Fan film makers give to CBS an unlimited, unrestricted license to use their films, or any portion thereof, in any format CBS should deem appropriate.
Peter’s and his gang claim that fan films do nothing but promote the Star Trek brand and say that Axanar is covered by the Fair Use clause, which allows for use of copyrighted work when that use is “transformative.” Truthfully it’s a disingenuous argument since there’s no question who owns Star Trek. Practically though it’s the fans that have driven the profits and the creativity while the corporate types have done little but abuse the goose that lays the golden egg. Something very similar has happened in the Star Wars Universe. The proposed Star Trek Fan Film Guidelines are just a blatant grab for an unearned share of what’s being made.

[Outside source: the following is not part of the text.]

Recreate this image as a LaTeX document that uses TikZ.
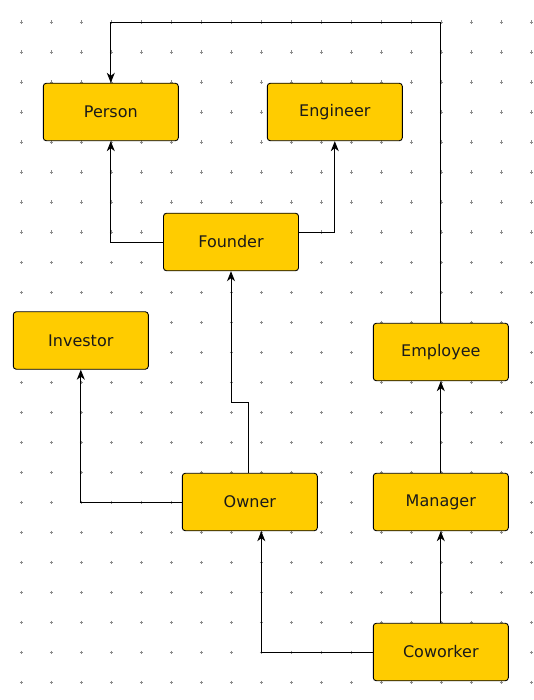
\documentclass[tikz,border=0pt]{standalone}
\usepackage{fontspec}
\setmainfont{DejaVu Sans}
\usetikzlibrary{arrows.meta}
\definecolor{boxfill}{HTML}{FFCC00}
\definecolor{gridmark}{HTML}{8C8C8C}
\definecolor{labeltext}{HTML}{1A1A1A}
\begin{document}
\begin{tikzpicture}[x=1pt,y=-1pt,
  box/.style={draw=black, line width=0.9pt, fill=boxfill, rounded corners=3pt,
    minimum width=135pt, minimum height=57.5pt, inner sep=0pt, text=labeltext,
    font=\fontsize{16}{19}\selectfont},
  link/.style={draw=black, line width=0.9pt, -{Stealth[length=10pt,width=8pt,inset=3pt]}},
  gmark/.style={draw=gridmark, line width=0.5pt}]
\useasboundingbox (0,0) rectangle (533,700);
\foreach \i in {0,...,17} {
  \foreach \j in {0,...,22} {
    \draw[gmark] (21.5+30*\i-1.8, 22.3+30*\j) -- ++(3.6,0)
                 (21.5+30*\i, 22.3+30*\j-1.8) -- ++(0,3.6);
  }
}
\node[box] (person) at (110.8,112) {Person};
\node[box] (engineer) at (334.8,112) {Engineer};
\node[box] (founder) at (231,242) {Founder};
\node[box] (investor) at (80.8,340.5) {Investor};
\node[box] (employee) at (440.8,352) {Employee};
\node[box] (owner) at (249.8,502) {Owner};
\node[box] (manager) at (440.8,502) {Manager};
\node[box] (coworker) at (440.8,652) {Coworker};
\coordinate (top) at (0,22.3);
\coordinate (bend) at (0,402.3);
\draw[link] (founder.west) -| (person.south);
\draw[link] ([yshift=9.7pt]founder.east) -| (engineer.south);
\draw[link] ([xshift=-1.5pt]owner.north) -- ([xshift=-1.5pt]owner.north |- bend) -| (founder.south);
\draw[link] (owner.west) -| (investor.south);
\draw[link] (coworker.west) -| ([xshift=11.5pt]owner.south);
\draw[link] (coworker.north) -- (manager.south);
\draw[link] (manager.north) -- (employee.south);
\draw[link] (employee.north) -- (employee.north |- top) -| (person.north);
\end{tikzpicture}
\end{document}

You’d think someone would say hey these guys are making bad films and these guys are making good films: lets hire the ones making good films. The corporate types don’t have the balls to do anything but play it safe. It’s not just the fan film producers getting shut out either. J. Michael Straczynski (Babylon 5) begged to do a show about Kirk’s first five year mission to boldly go where no man had gone before. It promised to answer the question about why Starfleet decided to hand over their ship-of-the-line to the most inexperienced captain they had.
Over the decades, Star Trek has become so insular, so strictly defined, and placed so many layers upon itself that some of the essence of what made us love it in the first place has been lost. The all-too-reasonable desire to protect the franchise may now be the cause of its stagnation. – J.Michael Straczynki
The world is full of the Star Trek That Could Have Been. I’m still not going to Star Trek Beyond. Not even for Simon Pegg’s version of Scotty.
I never was a star trek fan. But it was really outre for its time. Very few other tv programs were.